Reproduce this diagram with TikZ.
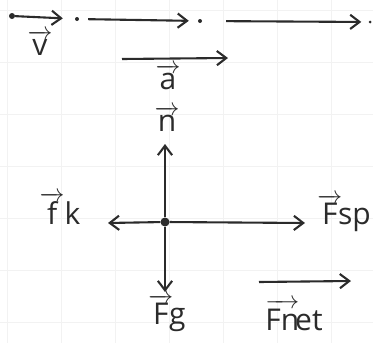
\documentclass[tikz,border=0pt]{standalone}
\usepackage{amsmath}
\usepackage{fontspec}
\setmainfont{Open Sans}
\usetikzlibrary{arrows.meta,positioning}
\definecolor{pen}{HTML}{2B2B2B}
\definecolor{paper}{HTML}{F2F2F2}
\tikzset{
  vecarrow/.style = {-{Straight Barb[length=3.3mm,width=5mm]}, line width=2.1pt, pen},
  posdot/.style   = {fill=pen, circle, inner sep=0pt, minimum size=4pt},
  lab/.style      = {pen, font=\fontsize{30}{30}\selectfont, inner sep=1pt},
}
\begin{document}
\begin{tikzpicture}[x=1pt,y=-1pt]
\useasboundingbox (0,0) rectangle (373,343);
% faint paper grid
\foreach \gx in {7,61,115,169,223,277,331}
  \draw[paper,line width=0.8pt] (\gx,0) -- (\gx,343);
\foreach \gy in {10,62,114,166,218,270,322}
  \draw[paper,line width=0.8pt] (0,\gy) -- (373,\gy);
% motion diagram
\node[posdot,minimum size=6pt] (p0) at (12,16) {};
\node[posdot,minimum size=4pt] (p1) at (77,19) {};
\node[posdot,minimum size=4pt] (p2) at (200,21) {};
\node[posdot,minimum size=3pt] (p3) at (370,22) {};
\draw[vecarrow,shorten >=12pt] (p0) -- (p1);
\draw[vecarrow,shorten <=9pt,shorten >=9pt] (p1) -- (p2);
\draw[vecarrow,shorten <=24pt,shorten >=7pt] (p2) -- (p3);
\node[lab] (vlab) at (40,43) {$\overrightarrow{\text{v}}$};
\coordinate (a0) at (122,59);
\coordinate (a1) at (228,58);
\draw[vecarrow] (a0) -- (a1);
\node[lab] (alab) at (168,77) {$\overrightarrow{\text{a}}$};
% free body diagram
\node[posdot,minimum size=9pt] (obj) at (165,222) {};
\coordinate (nend) at (165,144);
\coordinate (fkend) at (108,223);
\coordinate (fspend) at (305,223);
\coordinate (fgend) at (165,292);
\draw[vecarrow] (obj) -- (nend);
\draw[vecarrow] (obj) -- (fkend);
\draw[vecarrow] (obj) -- (fspend);
\draw[vecarrow] (obj) -- (fgend);
\node[lab] (nlab) at (167,119) {$\overrightarrow{\text{n}}$};
\node[lab] (fklab) at (60,208) {$\overrightarrow{\text{f}}\text{k}$};
\node[lab,anchor=east] (fsplab) at (372,213) {$\overrightarrow{\text{F}}\!\text{sp}$};
\node[lab] (fglab) at (167,313) {$\overrightarrow{\text{F}}\!\text{g}$};
\coordinate (net0) at (259,282);
\coordinate (net1) at (351,281);
\draw[vecarrow] (net0) -- (net1);
\node[lab] (netlab) at (294,315) {$\overrightarrow{\text{Fn}}\!\text{et}$};
\end{tikzpicture}
\end{document}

Goal of the exercise
Pictures in the data above should not be copied; transcribe everything else exactly.

Full response
Reproduce this diagram with TikZ.
\documentclass[tikz,border=0pt]{standalone}
\usepackage{amsmath}
\usepackage{fontspec}
\setmainfont{Open Sans}
\usetikzlibrary{arrows.meta,positioning}
\definecolor{pen}{HTML}{2B2B2B}
\definecolor{paper}{HTML}{F2F2F2}
\tikzset{
  vecarrow/.style = {-{Straight Barb[length=3.3mm,width=5mm]}, line width=2.1pt, pen},
  posdot/.style   = {fill=pen, circle, inner sep=0pt, minimum size=4pt},
  lab/.style      = {pen, font=\fontsize{30}{30}\selectfont, inner sep=1pt},
}
\begin{document}
\begin{tikzpicture}[x=1pt,y=-1pt]
\useasboundingbox (0,0) rectangle (373,343);
% faint paper grid
\foreach \gx in {7,61,115,169,223,277,331}
  \draw[paper,line width=0.8pt] (\gx,0) -- (\gx,343);
\foreach \gy in {10,62,114,166,218,270,322}
  \draw[paper,line width=0.8pt] (0,\gy) -- (373,\gy);
% motion diagram
\node[posdot,minimum size=6pt] (p0) at (12,16) {};
\node[posdot,minimum size=4pt] (p1) at (77,19) {};
\node[posdot,minimum size=4pt] (p2) at (200,21) {};
\node[posdot,minimum size=3pt] (p3) at (370,22) {};
\draw[vecarrow,shorten >=12pt] (p0) -- (p1);
\draw[vecarrow,shorten <=9pt,shorten >=9pt] (p1) -- (p2);
\draw[vecarrow,shorten <=24pt,shorten >=7pt] (p2) -- (p3);
\node[lab] (vlab) at (40,43) {$\overrightarrow{\text{v}}$};
\coordinate (a0) at (122,59);
\coordinate (a1) at (228,58);
\draw[vecarrow] (a0) -- (a1);
\node[lab] (alab) at (168,77) {$\overrightarrow{\text{a}}$};
% free body diagram
\node[posdot,minimum size=9pt] (obj) at (165,222) {};
\coordinate (nend) at (165,144);
\coordinate (fkend) at (108,223);
\coordinate (fspend) at (305,223);
\coordinate (fgend) at (165,292);
\draw[vecarrow] (obj) -- (nend);
\draw[vecarrow] (obj) -- (fkend);
\draw[vecarrow] (obj) -- (fspend);
\draw[vecarrow] (obj) -- (fgend);
\node[lab] (nlab) at (167,119) {$\overrightarrow{\text{n}}$};
\node[lab] (fklab) at (60,208) {$\overrightarrow{\text{f}}\text{k}$};
\node[lab,anchor=east] (fsplab) at (372,213) {$\overrightarrow{\text{F}}\!\text{sp}$};
\node[lab] (fglab) at (167,313) {$\overrightarrow{\text{F}}\!\text{g}$};
\coordinate (net0) at (259,282);
\coordinate (net1) at (351,281);
\draw[vecarrow] (net0) -- (net1);
\node[lab] (netlab) at (294,315) {$\overrightarrow{\text{Fn}}\!\text{et}$};
\end{tikzpicture}
\end{document}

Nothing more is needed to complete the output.